Rows from a dataset of charts and code
---

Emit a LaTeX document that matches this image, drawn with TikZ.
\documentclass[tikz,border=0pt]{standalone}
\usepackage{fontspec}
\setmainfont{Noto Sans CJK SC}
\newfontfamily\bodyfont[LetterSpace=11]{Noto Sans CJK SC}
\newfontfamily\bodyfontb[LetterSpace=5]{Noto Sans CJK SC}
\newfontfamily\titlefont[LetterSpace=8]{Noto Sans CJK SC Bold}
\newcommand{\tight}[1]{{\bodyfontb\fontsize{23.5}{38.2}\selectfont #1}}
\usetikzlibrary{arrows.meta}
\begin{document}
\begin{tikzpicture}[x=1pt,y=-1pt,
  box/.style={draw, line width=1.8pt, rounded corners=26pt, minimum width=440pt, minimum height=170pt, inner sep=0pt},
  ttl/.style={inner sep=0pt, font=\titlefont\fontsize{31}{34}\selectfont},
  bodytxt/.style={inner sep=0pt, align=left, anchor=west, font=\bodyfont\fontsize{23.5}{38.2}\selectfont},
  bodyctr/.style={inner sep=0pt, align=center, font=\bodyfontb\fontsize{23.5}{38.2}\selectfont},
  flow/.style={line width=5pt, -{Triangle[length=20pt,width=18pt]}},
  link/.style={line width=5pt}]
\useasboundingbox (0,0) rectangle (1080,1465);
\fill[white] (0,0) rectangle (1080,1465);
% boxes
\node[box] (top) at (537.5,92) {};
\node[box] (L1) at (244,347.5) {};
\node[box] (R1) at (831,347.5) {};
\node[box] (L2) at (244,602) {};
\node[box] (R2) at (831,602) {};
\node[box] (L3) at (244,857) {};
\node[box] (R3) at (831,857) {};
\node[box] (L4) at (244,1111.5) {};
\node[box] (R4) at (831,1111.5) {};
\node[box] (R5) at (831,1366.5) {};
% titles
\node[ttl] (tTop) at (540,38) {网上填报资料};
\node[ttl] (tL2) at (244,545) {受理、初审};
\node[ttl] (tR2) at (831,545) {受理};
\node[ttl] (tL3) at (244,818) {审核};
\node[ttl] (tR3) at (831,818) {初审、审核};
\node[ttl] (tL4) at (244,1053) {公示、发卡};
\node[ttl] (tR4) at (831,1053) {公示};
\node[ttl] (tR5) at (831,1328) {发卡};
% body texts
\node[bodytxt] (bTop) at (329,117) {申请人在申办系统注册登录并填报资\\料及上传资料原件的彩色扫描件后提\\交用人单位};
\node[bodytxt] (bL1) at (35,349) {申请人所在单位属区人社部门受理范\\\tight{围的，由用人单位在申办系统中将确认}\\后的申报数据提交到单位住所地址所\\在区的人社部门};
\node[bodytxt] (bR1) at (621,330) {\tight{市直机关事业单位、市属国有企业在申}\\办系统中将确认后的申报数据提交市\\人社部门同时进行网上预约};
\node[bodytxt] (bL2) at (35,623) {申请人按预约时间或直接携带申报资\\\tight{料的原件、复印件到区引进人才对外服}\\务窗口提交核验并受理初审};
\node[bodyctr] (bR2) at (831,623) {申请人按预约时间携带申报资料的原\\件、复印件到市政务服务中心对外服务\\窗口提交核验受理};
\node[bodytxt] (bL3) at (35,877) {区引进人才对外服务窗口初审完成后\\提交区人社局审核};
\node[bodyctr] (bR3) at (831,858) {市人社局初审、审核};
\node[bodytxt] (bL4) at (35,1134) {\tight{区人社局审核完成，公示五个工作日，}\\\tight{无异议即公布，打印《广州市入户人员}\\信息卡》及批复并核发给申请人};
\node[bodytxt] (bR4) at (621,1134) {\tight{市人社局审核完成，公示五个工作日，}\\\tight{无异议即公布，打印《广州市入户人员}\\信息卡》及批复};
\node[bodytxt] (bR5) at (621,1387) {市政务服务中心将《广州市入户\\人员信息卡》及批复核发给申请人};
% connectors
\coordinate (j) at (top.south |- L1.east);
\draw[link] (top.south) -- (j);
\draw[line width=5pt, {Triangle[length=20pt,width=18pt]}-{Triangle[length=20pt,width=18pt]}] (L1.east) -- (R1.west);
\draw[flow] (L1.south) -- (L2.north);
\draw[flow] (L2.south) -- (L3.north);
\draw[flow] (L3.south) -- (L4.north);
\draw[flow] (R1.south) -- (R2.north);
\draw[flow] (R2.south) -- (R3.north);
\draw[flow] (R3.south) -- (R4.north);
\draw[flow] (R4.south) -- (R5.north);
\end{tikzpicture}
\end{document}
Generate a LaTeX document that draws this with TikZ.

---

*Problem requirements*.
Your task is to quote all of the data word for word.

*Exercise result*.
Emit a LaTeX document that matches this image, drawn with TikZ.
\documentclass[tikz,border=0pt]{standalone}
\usepackage{fontspec}
\setmainfont{Noto Sans CJK SC}
\newfontfamily\bodyfont[LetterSpace=11]{Noto Sans CJK SC}
\newfontfamily\bodyfontb[LetterSpace=5]{Noto Sans CJK SC}
\newfontfamily\titlefont[LetterSpace=8]{Noto Sans CJK SC Bold}
\newcommand{\tight}[1]{{\bodyfontb\fontsize{23.5}{38.2}\selectfont #1}}
\usetikzlibrary{arrows.meta}
\begin{document}
\begin{tikzpicture}[x=1pt,y=-1pt,
  box/.style={draw, line width=1.8pt, rounded corners=26pt, minimum width=440pt, minimum height=170pt, inner sep=0pt},
  ttl/.style={inner sep=0pt, font=\titlefont\fontsize{31}{34}\selectfont},
  bodytxt/.style={inner sep=0pt, align=left, anchor=west, font=\bodyfont\fontsize{23.5}{38.2}\selectfont},
  bodyctr/.style={inner sep=0pt, align=center, font=\bodyfontb\fontsize{23.5}{38.2}\selectfont},
  flow/.style={line width=5pt, -{Triangle[length=20pt,width=18pt]}},
  link/.style={line width=5pt}]
\useasboundingbox (0,0) rectangle (1080,1465);
\fill[white] (0,0) rectangle (1080,1465);
% boxes
\node[box] (top) at (537.5,92) {};
\node[box] (L1) at (244,347.5) {};
\node[box] (R1) at (831,347.5) {};
\node[box] (L2) at (244,602) {};
\node[box] (R2) at (831,602) {};
\node[box] (L3) at (244,857) {};
\node[box] (R3) at (831,857) {};
\node[box] (L4) at (244,1111.5) {};
\node[box] (R4) at (831,1111.5) {};
\node[box] (R5) at (831,1366.5) {};
% titles
\node[ttl] (tTop) at (540,38) {网上填报资料};
\node[ttl] (tL2) at (244,545) {受理、初审};
\node[ttl] (tR2) at (831,545) {受理};
\node[ttl] (tL3) at (244,818) {审核};
\node[ttl] (tR3) at (831,818) {初审、审核};
\node[ttl] (tL4) at (244,1053) {公示、发卡};
\node[ttl] (tR4) at (831,1053) {公示};
\node[ttl] (tR5) at (831,1328) {发卡};
% body texts
\node[bodytxt] (bTop) at (329,117) {申请人在申办系统注册登录并填报资\\料及上传资料原件的彩色扫描件后提\\交用人单位};
\node[bodytxt] (bL1) at (35,349) {申请人所在单位属区人社部门受理范\\\tight{围的，由用人单位在申办系统中将确认}\\后的申报数据提交到单位住所地址所\\在区的人社部门};
\node[bodytxt] (bR1) at (621,330) {\tight{市直机关事业单位、市属国有企业在申}\\办系统中将确认后的申报数据提交市\\人社部门同时进行网上预约};
\node[bodytxt] (bL2) at (35,623) {申请人按预约时间或直接携带申报资\\\tight{料的原件、复印件到区引进人才对外服}\\务窗口提交核验并受理初审};
\node[bodyctr] (bR2) at (831,623) {申请人按预约时间携带申报资料的原\\件、复印件到市政务服务中心对外服务\\窗口提交核验受理};
\node[bodytxt] (bL3) at (35,877) {区引进人才对外服务窗口初审完成后\\提交区人社局审核};
\node[bodyctr] (bR3) at (831,858) {市人社局初审、审核};
\node[bodytxt] (bL4) at (35,1134) {\tight{区人社局审核完成，公示五个工作日，}\\\tight{无异议即公布，打印《广州市入户人员}\\信息卡》及批复并核发给申请人};
\node[bodytxt] (bR4) at (621,1134) {\tight{市人社局审核完成，公示五个工作日，}\\\tight{无异议即公布，打印《广州市入户人员}\\信息卡》及批复};
\node[bodytxt] (bR5) at (621,1387) {市政务服务中心将《广州市入户\\人员信息卡》及批复核发给申请人};
% connectors
\coordinate (j) at (top.south |- L1.east);
\draw[link] (top.south) -- (j);
\draw[line width=5pt, {Triangle[length=20pt,width=18pt]}-{Triangle[length=20pt,width=18pt]}] (L1.east) -- (R1.west);
\draw[flow] (L1.south) -- (L2.north);
\draw[flow] (L2.south) -- (L3.north);
\draw[flow] (L3.south) -- (L4.north);
\draw[flow] (R1.south) -- (R2.north);
\draw[flow] (R2.south) -- (R3.north);
\draw[flow] (R3.south) -- (R4.north);
\draw[flow] (R4.south) -- (R5.north);
\end{tikzpicture}
\end{document}
Generate a LaTeX document that draws this with TikZ.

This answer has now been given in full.